Slope in the Physical World
Slope shows up constantly in construction, engineering, and geography. The pitch of a roof, the angle of a staircase, the grade of a road, and the steepness of a hiking trail are all slope measurements dressed in different units.
Accessibility standards illustrate why precise slope matters. Under ADA guidelines, a wheelchair ramp can have a maximum running slope of 1:12, meaning no more than 1 inch of rise for every 12 inches of horizontal length (about 8.33%). The U.S. Access Board recommends aiming even lower, around 7.5%, to accommodate a wider range of users. Any portion of a walkway steeper than 5% must be treated as a ramp and include handrails and level landings. These aren’t arbitrary cutoffs. They reflect real limits on what a person in a wheelchair can safely navigate.

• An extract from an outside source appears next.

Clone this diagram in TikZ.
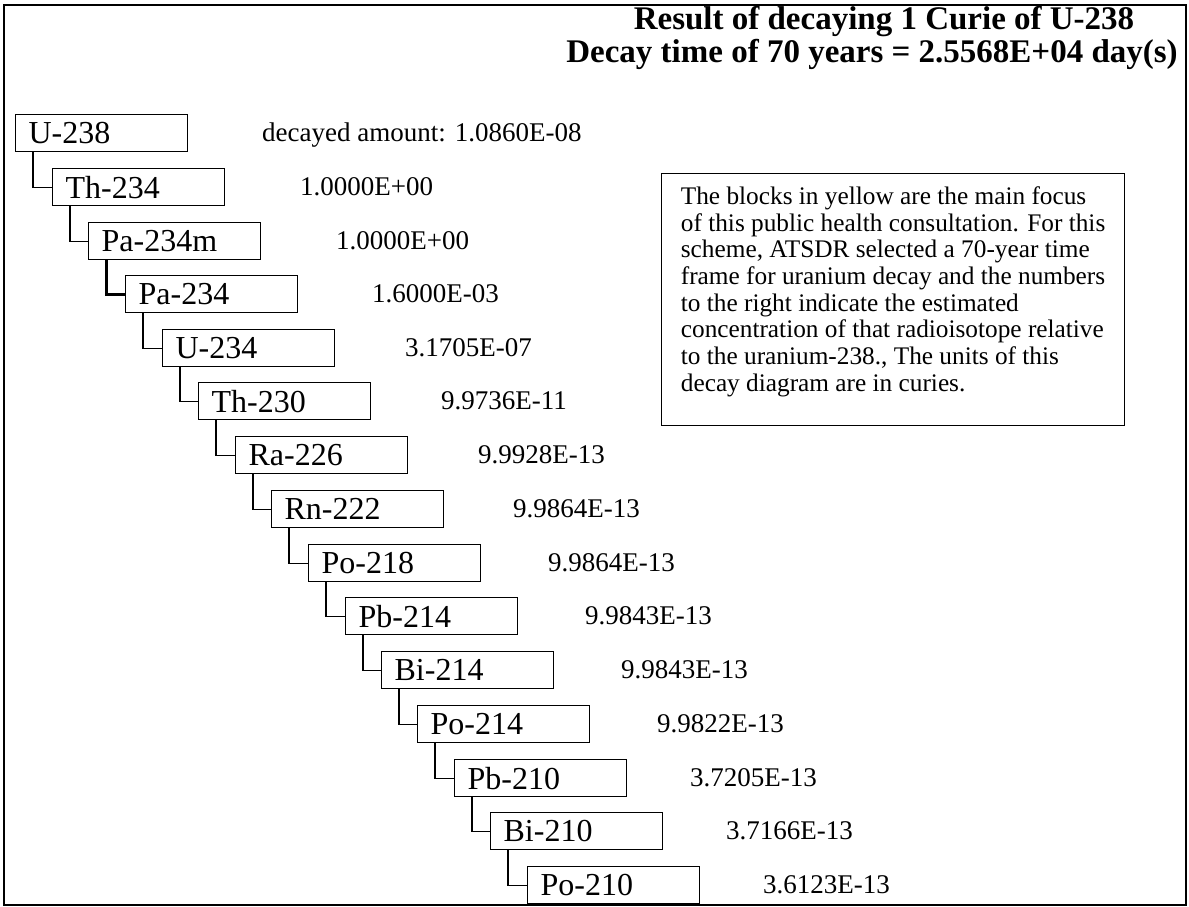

In topography, slope determines how water flows across land, how stable a hillside is, and how suitable a site is for building. A terrain segment with a 0.8% gradient is nearly flat, while one at 7.74% (about 4.4 degrees) represents a noticeable incline. Surveyors calculate these values from contour lines on maps, dividing the elevation change between two points by the horizontal distance between them.
Putting It All Together
Slope compresses a relationship into a single number. It tells you three things at once: whether the relationship is increasing or decreasing (the sign), how fast it’s changing (the size), and, when you attach units, exactly what that change means in practical terms. A slope of -3 degrees per hour tells you the temperature is dropping, dropping fast, and dropping at a specific rate you can use to predict conditions later in the day. A slope of $0.50 per mile tells a business exactly how driving distance affects cost. The concept is the same whether you’re graphing a line in algebra, reading a regression table, or checking whether a ramp meets building codes.